GCP

GCP Convert StackDriver Log Sink As Hive Partition In GCS

gcp , BigQuery , cloud function , python

GCP StackDriver Logs can be exported to GCS and BigQuery as well. The data export on GCS will be a clean directory structure. It’ll be like gs://bucket/prefix/yyyy/mm/dd/file. Its looks good. Recently we were working on some application log sink from multiple VMs to GCS via StackDriver agent. So the logs first pushed to StackDriver logging then we created a sink to GCS bucket. But later we got a new requirement that sometimes the app developers want to see the data for a particular date. Unfortunately, the current directory structure will not help us to do this. As per BigQuery’s Hive partition format, we need to keep the directory structure with directory-name=somevalue. Also in stackdriver sink we can’t make this change. So decided to make this change when the file arrives at the GCS bucket.

The file processing flow: #

GCP Convert StackDriver Log Sink As Hive Partition In GCS

  • When the Stackdriver sink push the log file to GCS storage, then we can trigger the cloud function.
  • The Cloud function will get the file name(full path from the prefix)
  • Extract the YYY, MM, and DD from the path.
  • Then COPY the file from the Source bucket to Target bucket.
  • Delete file from the Source bucket(Optional)

Create the Cloud Function:(Python 3.8) #

Requirements: #

  1. Service account with GCS Admin access to perform the COPY and Delete processes.
  2. Python 3.7 or 3.8
  3. Trigger: Cloud Storage
  4. Event Type: Finalize/Create

Code: #

from google.cloud import storage

def hello_gcs_generic(data, context):
    sourcebucket=format(data['bucket'])
    source_file=format(data['name'])
    year = source_file.split("/")[1]
    month = source_file.split("/")[2]
    day = source_file.split("/")[3]
    filename=source_file.split("/")[4]
    targetbucket = 'target-bucket'

    storage_client = storage.Client()

    source_bucket = storage_client.bucket(sourcebucket)
    source_blob = source_bucket.blob(source_file)
    destination_bucket = storage_client.bucket(targetbucket)
    destination_blob_name = 'hivelog/year='+year+'/month='+month+'/day='+day+'/'+filename


    blob_copy = source_bucket.copy_blob(
        source_blob, destination_bucket, destination_blob_name
    )

    # Delete Optional
    bucket = storage_client.bucket(sourcebucket)
    blob = bucket.blob(source_file)
    blob.delete()

    print(
        "Blob {} in bucket {} copied to blob {} in bucket {}.".format(
            source_blob.name,
            source_bucket.name,
            blob_copy.name,
            destination_bucket.name,
        )
    )

Note: Our file path is gs://bucket/logdirname/2020/07/22/file.json.

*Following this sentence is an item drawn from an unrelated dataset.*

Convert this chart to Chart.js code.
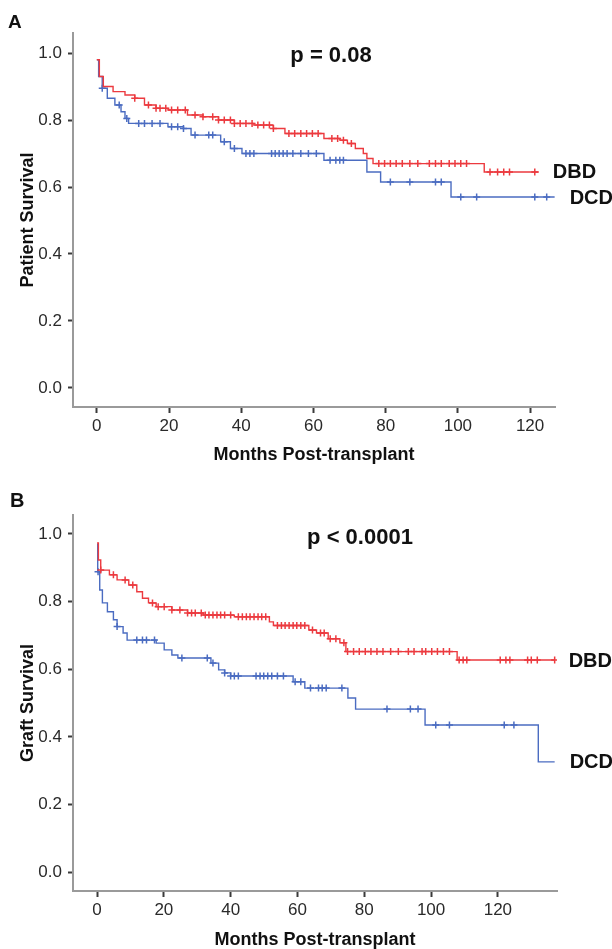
<!DOCTYPE html>
<html>
<head>
<meta charset="utf-8">
<script src="https://cdn.jsdelivr.net/npm/chart.js@4"></script>
<style>
  html, body { margin: 0; padding: 0; background: #fff; overflow: hidden; }
  body { width: 612px; height: 949px; position: relative; font-family: "Liberation Sans", Arial, sans-serif; }
  .panel { position: absolute; left: 0; }
  .tag { position: absolute; font-weight: bold; color: #111; line-height: 1; }
  .pval { position: absolute; font-weight: bold; color: #111; line-height: 1; font-size: 22px; transform: translate(-50%, -50%); white-space: nowrap; }
</style>
</head>
<body>
<div class="panel" style="top:0"><canvas id="chartA" width="612" height="475"></canvas></div>
<div class="panel" style="top:475px"><canvas id="chartB" width="612" height="485"></canvas></div>
<div class="tag" style="left:8px;top:12px;font-size:19px">A</div>
<div class="tag" style="left:10px;top:490px;font-size:20px">B</div>
<div class="pval" style="left:331px;top:55px">p = 0.08</div>
<div class="pval" style="left:360px;top:537px">p &lt; 0.0001</div>
<script>
// tick labels
const monthTicks = [0, 20, 40, 60, 80, 100, 120];
const survivalTicks = [0, 0.2, 0.4, 0.6, 0.8, 1.0];

// Panel A - patient survival, [month, survival] after each drop
const dbdPatient = [[0,0.98],[0.7,0.93],[1.8,0.90],[4.5,0.885],[7.8,0.875],[10.5,0.865],[13.2,0.845],[16.4,0.835],[19.7,0.83],[25.1,0.815],[29.4,0.81],[33.7,0.80],[38.1,0.79],[43.5,0.785],[48.9,0.775],[52.1,0.76],[62.9,0.745],[67.3,0.74],[69.4,0.73],[71.6,0.715],[73.8,0.70],[74.8,0.685],[76.5,0.67],[107.3,0.645],[122.4,0.645]];
const dcdPatient = [[0,0.98],[0.5,0.93],[1.5,0.895],[2.9,0.865],[5.0,0.845],[6.7,0.825],[7.8,0.805],[8.8,0.79],[19.7,0.78],[24,0.775],[26.1,0.755],[34.3,0.735],[37,0.715],[40.2,0.70],[62.9,0.68],[74.8,0.645],[78.6,0.615],[98.1,0.57],[126.8,0.57]];
// censored cases (months)
const dbdPatientCens = [10.5,14.3,16.4,17.5,19.1,20.7,22.4,24.5,27.2,29.4,32.1,33.7,35.3,37.0,38.1,39.7,41.3,43.0,44.6,46.2,47.8,48.9,53.2,54.8,56.5,58.1,59.7,61.3,65.1,66.7,68.3,70.5,78.1,79.7,81.3,82.9,84.6,86.7,88.9,92.1,93.8,95.4,97.6,99.2,100.8,102.4,108.9,111,112.7,114.3,121.3];
const dcdPatientCens = [1.5,6.2,8.3,11.6,13.2,15.3,17.5,20.7,22.4,24,27.2,31.0,32.1,35.3,38.1,41.3,42.4,43.5,48.4,49.4,50.5,51.6,52.7,54.3,56.5,58.6,60.8,64.6,66.2,67.3,68.3,81.3,86.7,93.8,95.4,100.8,105.2,121.3,124.6];

// Panel B - graft survival
const dbdGraft = [[0,0.973],[0.4,0.923],[1.1,0.893],[3.7,0.879],[6,0.864],[9.5,0.849],[11.9,0.829],[13.6,0.81],[15.4,0.796],[17.7,0.785],[22.4,0.775],[27.1,0.766],[31.8,0.76],[41.1,0.755],[51.6,0.74],[52.8,0.729],[63.4,0.716],[65.7,0.707],[69.2,0.69],[72.7,0.678],[74.5,0.652],[107.8,0.627],[137,0.627]];
const dcdGraft = [[0,0.97],[0.2,0.888],[0.8,0.834],[1.6,0.796],[3.1,0.77],[4.9,0.746],[6.0,0.726],[7.8,0.707],[9.0,0.686],[17.7,0.677],[20.1,0.657],[22.4,0.642],[24.2,0.633],[34.1,0.618],[36.4,0.598],[38.2,0.589],[40,0.58],[58.7,0.563],[62.2,0.544],[75.1,0.515],[77.4,0.482],[98.2,0.435],[132.1,0.326],[137,0.326]];
const dbdGraftCens = [1.1,4.9,8.4,10.7,16.6,18.3,20.1,22.4,24.8,27.1,28.3,29.4,31.2,32.4,33.5,34.7,35.9,37.0,38.2,40.0,42.3,43.5,44.7,45.8,47.0,48.2,49.3,50.5,54.0,55.2,56.3,57.5,58.7,59.8,61.0,62.2,64.5,66.9,68.0,69.8,71.5,73.9,75.0,76.8,78.5,80.3,82.0,83.8,85.6,87.9,90.2,93.2,94.9,97.3,98.4,100.2,101.9,103.7,105.5,108.4,109.6,110.7,120.7,122.4,123.6,128.9,130.0,131.8,137];
const dcdGraftCens = [0.3,6.0,11.9,13.6,14.8,17.2,25.4,33.0,34.7,38.2,40.0,41.1,42.3,47.6,48.8,49.9,51.1,52.3,54.0,55.8,59.3,61.0,63.9,66.3,67.4,68.6,73.3,86.8,93.8,96.1,101.4,105.5,121.9,124.8];

const RED = '#ec3a3f';
const BLUE = '#4b6cc1';
const FONT = '"Liberation Sans", Arial, sans-serif';

// survival level at time t on a KM step curve
function survAt(steps, t) {
    let s = steps[0][1];
    for (const [m, v] of steps) if (m <= t) s = v;
    return s;
}

const endLabels = {
    id: 'endLabels',
    afterDatasetsDraw(chart) {
        const ctx = chart.ctx;
        ctx.save();
        ctx.font = 'bold 20px ' + FONT;
        ctx.fillStyle = '#111';
        ctx.textAlign = 'left';
        ctx.textBaseline = 'middle';
        chart.data.datasets.forEach((ds, i) => {
            if (!ds.endLabel) return;
            const pts = chart.getDatasetMeta(i).data;
            const last = pts[pts.length - 1];
            ctx.fillText(ds.endLabel, last.x + ds.labelGap, last.y + 1);
        });
        ctx.restore();
    }
};

function makePanel(id, cfg) {
    const curve = (steps, color, name, gap) => ({
        label: name, data: steps.map(([x, y]) => ({x, y})),
        borderColor: color, borderWidth: 1.4, pointRadius: 0, stepped: true, fill: false,
        endLabel: name, labelGap: gap
    });
    const cens = (times, steps, color) => ({
        label: 'censored', data: times.map(t => ({x: t, y: survAt(steps, t)})),
        showLine: false, pointStyle: 'cross', pointRadius: 3.5, borderColor: color, borderWidth: 1.5
    });
    new Chart(document.getElementById(id), {
        type: 'line',
        data: {
            datasets: [
                curve(cfg.dbd, RED, 'DBD', 14),
                cens(cfg.dbdCens, cfg.dbd, RED),
                curve(cfg.dcd, BLUE, 'DCD', 15),
                cens(cfg.dcdCens, cfg.dcd, BLUE)
            ]
        },
        options: {
            responsive: false,
            animation: false,
            layout: { padding: { top: cfg.top, right: cfg.right, left: 0, bottom: 0 } },
            plugins: { legend: { display: false }, tooltip: { enabled: false } },
            scales: {
                x: {
                    type: 'linear', min: cfg.xMin, max: cfg.xMax,
                    afterFit: s => { s.height = cfg.xHeight; },
                    afterBuildTicks: s => { s.ticks = monthTicks.map(v => ({value: v})); },
                    grid: { drawOnChartArea: false, tickLength: 6, tickWidth: 2, tickColor: '#3a3a3a' },
                    border: { color: '#9a9a9a', width: 2 },
                    ticks: { color: '#2a2a2a', font: { family: FONT, size: 17 }, padding: 3, maxRotation: 0 },
                    title: { display: true, text: 'Months Post-transplant', color: '#111',
                             font: { family: FONT, size: 18, weight: 'bold' }, padding: { top: 0, bottom: 9 } }
                },
                y: {
                    min: cfg.yMin, max: cfg.yMax,
                    afterFit: s => { s.width = 73; },
                    afterBuildTicks: s => { s.ticks = survivalTicks.map(v => ({value: v})); },
                    grid: { drawOnChartArea: false, tickLength: 5, tickWidth: 2, tickColor: '#3a3a3a' },
                    border: { color: '#9a9a9a', width: 2 },
                    ticks: { color: '#2a2a2a', font: { family: FONT, size: 17 }, padding: 6,
                             callback: v => v.toFixed(1) },
                    title: { display: true, text: cfg.yTitle, color: '#111',
                             font: { family: FONT, size: 18, weight: 'bold' }, padding: { top: 17, bottom: 0 } }
                }
            }
        },
        plugins: [endLabels]
    });
}

makePanel('chartA', {
    dbd: dbdPatient, dcd: dcdPatient, dbdCens: dbdPatientCens, dcdCens: dcdPatientCens,
    yTitle: 'Patient Survival', top: 33, right: 57, xHeight: 68,
    xMin: -6.6, xMax: 126.9, yMin: -0.057, yMax: 1.06
});
makePanel('chartB', {
    dbd: dbdGraft, dcd: dcdGraft, dbdCens: dbdGraftCens, dcdCens: dcdGraftCens,
    yTitle: 'Graft Survival', top: 40, right: 55, xHeight: 69,
    xMin: -7.2, xMax: 137.7, yMin: -0.056, yMax: 1.056
});
</script>
</body>
</html>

So while using split command to extract the year we used 1, and month 2 then day is 3, logdirname is 0. And replace the target bucket name(targetbucket).

requirements.txt #

google-cloud-storage

Testing time: #

Install gcloud SDK on your computer and start uploading some random files.

 gsutil cp MOCK_DATA.json gs://source-bucket/bhuvi-test/2020/07/19/
 gsutil cp MOCK_DATA.json gs://source-bucket/bhuvi-test/2020/07/20/

Let see data on the target bucket.

gsutil ls gs://target-bucket/hivelog/
gs://target-bucket/hivelog/year=2020/

gsutil ls gs://target-bucket/hivelog/year=2020/month=07/day=20/
gs://target-bucket/hivelog/year=2020/month=07/day=20/MOCK_DATA.json

BigQuery External Table: #

Now we can create a BigQuery external table with partition. GCP Convert StackDriver Log Sink As Hive Partition In GCS

I have 2 files from two different dates. Each file has 1000 lines. Lets query the data and see the Hive partition is working or not.

SELECT count(*) FROM `mydataset-bqtbl`;
2000

SELECT count(*) FROM `mydataset-bqtbl` where year=2020;
2000

SELECT count(*) FROM `mydataset-bqtbl` where day=20;
1000

Yes, we got the expected results. This is just with a small number of files. But when we deployed this for the StackDriver logs, we could see the better performance with less cost.

What will happen if we COPY from same bucket: #

You may think like use the source and target buckets as same, but the prefix is different? We tried it and see what happened? GCP Convert StackDriver Log Sink As Hive Partition In GCS The first source file generated the paition with year=2020/ then that Partitioned file created one more Partition like year=year=2020 then again one more for this, the loop is infinite.

A special thanks to Dustin Ingram who helped me to figure this out.

Unfortunatly in GCP, we don’t have control on filter the some prefix based triggers. So if you want to use this, the source and the target buckets must be different.